Naharnet

Charbel, Protestors Exchange Accusations on Violent History Book Rally

Interior Minister Marwan Charbel and the Phalange and National Liberal parties exchanged accusations on Sunday on the side that triggered a clash between student demonstrators and the security forces during a protest against a new history curriculum.

Charbel, who is currently in Tunisia at the head of a delegation representing Lebanon at the meeting of Arab interior ministers, told An Nahar daily that the clash broke out on Saturday when some demonstrators sought to allow a vehicle with a loudspeaker to go beyond the area specified for the protest.

“It seems that two people are behind” the incident, he said.

“When one of the officers tried to interfere to calm the tension, he was beaten,” Charbel told the newspaper, saying “this stirred a counter reaction by some members equipped with sticks and batons.”

So the security forces intervened to end the confrontation between some security personnel and demonstrators, he added.

Charbel also stressed that the dispute on the history book wasn’t worth the clash that left more than 10 people injured, including three policemen.

“I got upset from what happened,” he said, calling for calm to reach the expected results.

The minister told An Nahar that he contacted Phalange MP Sami Gemayel, who on Saturday condemned “the brutality” of the security forces.

Despite Charbel’s claims, the Phalange party laid the blame squarely on the policemen.

A party statement said its student interest branch had organized the peaceful protest with youth from the National Liberal Party. It accused the Internal Security Forces of narrowing the area of the gathering point outside the Grand Serail, by allowing no more than 100 students.

The statement also said that security forces began beating the students after their numbers reached some 1,000.

The head of the National Liberal Party’s student branch Simon Dargham also laid blame on the security forces, telling An Nahar that around 40 percent of demonstrators were left out of the area of the gathering point.
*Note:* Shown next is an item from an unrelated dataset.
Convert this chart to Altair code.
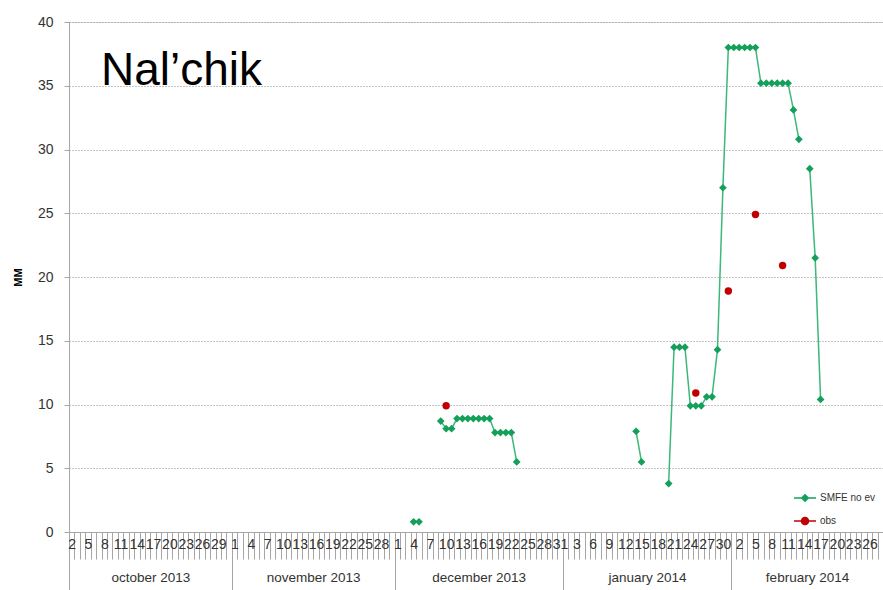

“Suddenly there was an undemocratic behavior (by policemen who) attacked the university youth,” he said. “We tried to calm down (the situation) but they behaved in a barbaric way.”

“We are asking for a historic book for all the Lebanese and not a curriculum that fosters hatred,” Dargham stressed.
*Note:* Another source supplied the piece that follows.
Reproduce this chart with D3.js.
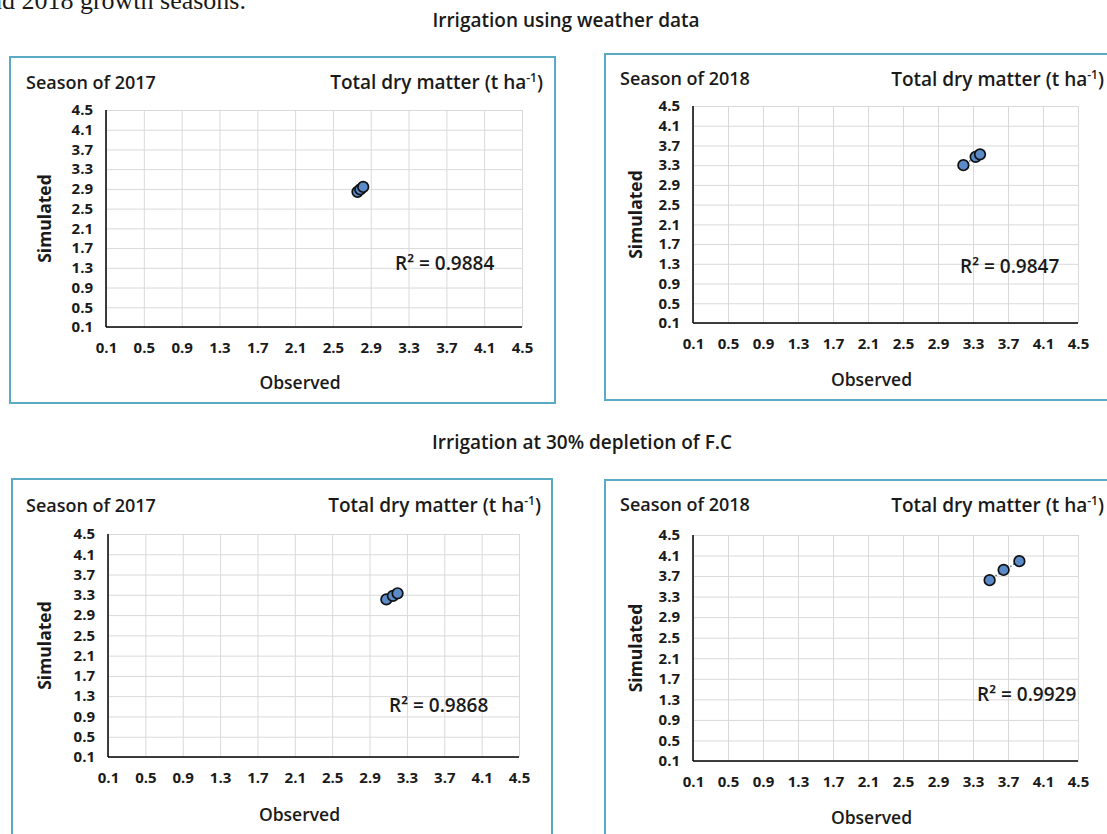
<!DOCTYPE html>
<html>
<head>
<meta charset="utf-8">
<script src="https://cdn.jsdelivr.net/npm/d3@7"></script>
<style>
  body { margin: 0; background: #fff; }
  svg text { font-family: "Open Sans", "Noto Sans", sans-serif; fill: #1a1a1a; }
</style>
</head>
<body>
<div class="grafico"></div>
<script>
// valori (t ha-1)
var ticks = [0.1, 0.5, 0.9, 1.3, 1.7, 2.1, 2.5, 2.9, 3.3, 3.7, 4.1, 4.5];
var stagioni = ["Season of 2017", "Season of 2018", "Season of 2017", "Season of 2018"];
var titoli = ["Irrigation using weather data", "Irrigation at 30% depletion of F.C"];
var r2 = ["0.9884", "0.9847", "0.9868", "0.9929"];

var oss2017meteo = [2.76, 2.79, 2.82];
var sim2017meteo = [2.84, 2.89, 2.94];
var oss2018meteo = [3.19, 3.33, 3.38];
var sim2018meteo = [3.30, 3.47, 3.52];
var oss2017fc = [3.08, 3.15, 3.20];
var sim2017fc = [3.21, 3.28, 3.33];
var oss2018fc = [3.49, 3.65, 3.83];
var sim2018fc = [3.62, 3.82, 3.99];

var osservati = [oss2017meteo, oss2018meteo, oss2017fc, oss2018fc];
var simulati = [sim2017meteo, sim2018meteo, sim2017fc, sim2018fc];

var w = 1107,
    h = 834;

var svg = d3.select(".grafico")
    .append("svg")
    .attr("width", w)
    .attr("height", h);

// testo del documento tagliato in alto
svg.append("text")
    .attr("x", 246)
    .attr("y", 9)
    .attr("text-anchor", "end")
    .style("font-family", "'Liberation Serif', serif")
    .style("font-size", "26px")
    .text("and 2018 growth seasons.");

// titoli di sezione
svg.append("text")
    .attr("x", 566).attr("y", 27)
    .attr("text-anchor", "middle")
    .style("font-size", "19px").style("font-weight", 600)
    .text(titoli[0]);
svg.append("text")
    .attr("x", 582).attr("y", 449)
    .attr("text-anchor", "middle")
    .style("font-size", "19px").style("font-weight", 600)
    .text(titoli[1]);

// posizione dei quattro riquadri
var pannelli = [
    { box: [10, 57, 545, 346], plot: [106, 110, 522, 327], sx: 26, sy: 89, tx: 543, ty: 89, rx: 395, ry: 270, simX: 45, obsY: 389 },
    { box: [605, 54, 520, 346], plot: [693, 106, 1078, 323], sx: 620, sy: 85, tx: 1104, ty: 86, rx: 960, ry: 273, simX: 636, obsY: 386 },
    { box: [12, 479, 540, 370], plot: [108, 534, 519, 757], sx: 26, sy: 512, tx: 541, ty: 512, rx: 389, ry: 712, simX: 45, obsY: 821 },
    { box: [605, 480, 520, 370], plot: [693, 535, 1078, 761], sx: 620, sy: 511, tx: 1104, ty: 512, rx: 977, ry: 701, simX: 636, obsY: 824 }
];

pannelli.forEach(function (p, i) {
    var g = svg.append("g").attr("class", "pannello");

    g.append("rect")
        .attr("x", p.box[0]).attr("y", p.box[1])
        .attr("width", p.box[2]).attr("height", p.box[3])
        .attr("fill", "none")
        .attr("stroke", "#5aaac3")
        .attr("stroke-width", 2);

    var x = d3.scaleLinear().domain([0.1, 4.5]).range([p.plot[0], p.plot[2]]);
    var y = d3.scaleLinear().domain([0.1, 4.5]).range([p.plot[3], p.plot[1]]);

    // griglia
    g.append("g")
        .attr("transform", "translate(0," + p.plot[3] + ")")
        .call(d3.axisBottom(x).tickValues(ticks).tickSize(-(p.plot[3] - p.plot[1])).tickFormat(""))
        .call(function (a) {
            a.select(".domain").remove();
            a.selectAll("line").attr("stroke", "#d9d9d9");
        });
    g.append("g")
        .attr("transform", "translate(" + p.plot[0] + ",0)")
        .call(d3.axisLeft(y).tickValues(ticks).tickSize(-(p.plot[2] - p.plot[0])).tickFormat(""))
        .call(function (a) {
            a.select(".domain").remove();
            a.selectAll("line").attr("stroke", "#d9d9d9");
        });

    // assi
    var asseX = g.append("g")
        .attr("transform", "translate(0," + p.plot[3] + ")")
        .call(d3.axisBottom(x).tickValues(ticks).tickSize(0).tickPadding(15).tickFormat(d3.format(".1f")));
    var asseY = g.append("g")
        .attr("transform", "translate(" + p.plot[0] + ",0)")
        .call(d3.axisLeft(y).tickValues(ticks).tickSize(0).tickPadding(13).tickFormat(d3.format(".1f")));
    [asseX, asseY].forEach(function (a) {
        a.select(".domain").attr("stroke", "#000").attr("stroke-width", 1.5);
        a.selectAll("text")
            .style("font-family", "'Open Sans', sans-serif")
            .style("font-size", "15px")
            .style("font-weight", 700)
            .attr("fill", "#1a1a1a");
    });
    asseY.select(".domain").attr("d", "M0," + p.plot[3] + "V" + p.plot[1]);
    asseX.select(".domain").attr("d", "M" + p.plot[0] + ",0H" + p.plot[2]);

    // linea di tendenza
    var ox = osservati[i], sy = simulati[i];
    var mx = d3.mean(ox), my = d3.mean(sy);
    var pend = d3.sum(ox, function (v, k) { return (v - mx) * (sy[k] - my); }) /
               d3.sum(ox, function (v) { return (v - mx) * (v - mx); });
    var x0 = d3.min(ox), x1 = d3.max(ox);
    g.append("line")
        .attr("x1", x(x0)).attr("y1", y(my + pend * (x0 - mx)))
        .attr("x2", x(x1)).attr("y2", y(my + pend * (x1 - mx)))
        .attr("stroke", "#4a6f9a")
        .attr("stroke-width", 1.5)
        .attr("stroke-dasharray", "1.5,2");

    // punti
    g.selectAll("circle.punto")
        .data(ox.map(function (v, k) { return [v, sy[k]]; }))
        .enter()
        .append("circle")
        .attr("class", "punto")
        .attr("cx", function (d) { return x(d[0]); })
        .attr("cy", function (d) { return y(d[1]); })
        .attr("r", 5.3)
        .attr("fill", "#5a8ac8")
        .attr("stroke", "#111")
        .attr("stroke-width", 1.7);

    // testi
    g.append("text")
        .attr("x", p.sx).attr("y", p.sy)
        .style("font-size", "18px").style("font-weight", 600)
        .text(stagioni[i]);

    var tit = g.append("text")
        .attr("x", p.tx).attr("y", p.ty)
        .attr("text-anchor", "end")
        .style("font-size", "19px").style("font-weight", 600);
    tit.append("tspan").text("Total dry matter (t ha");
    tit.append("tspan").attr("dy", -7).style("font-size", "12px").text("-1");
    tit.append("tspan").attr("dy", 7).text(")");

    g.append("text")
        .attr("x", p.rx).attr("y", p.ry)
        .style("font-size", "19px").style("font-weight", 600)
        .text("R\u00b2 = " + r2[i]);

    g.append("text")
        .attr("transform", "translate(" + (p.simX + 6) + "," + ((p.plot[1] + p.plot[3]) / 2) + ") rotate(-90)")
        .attr("text-anchor", "middle")
        .style("font-size", "17.5px").style("font-weight", 700)
        .text("Simulated");

    g.append("text")
        .attr("x", (p.plot[0] + p.plot[2]) / 2 - 14).attr("y", p.obsY)
        .attr("text-anchor", "middle")
        .style("font-size", "17.5px").style("font-weight", 600)
        .text("Observed");
});
</script>
</body>
</html>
He accused some security forces of deliberately hitting the protesters on their faces and noses and not their feet in an “inhumane” way.

The head of the National Liberal Party, Dory Shamoun, also told VDL (100.5) that the security forces that “brutally” attacked student protestors should be held accountable.

The protestors and other Christian parties have rejected the history curriculum, saying it omits key events in the country’s past, including several incidents that took place during the 1975-1990 civil war and the Cedar Revolution of 2005 that drove Syrian forces out of Lebanon after the assassination of ex-Premier Rafik Hariri.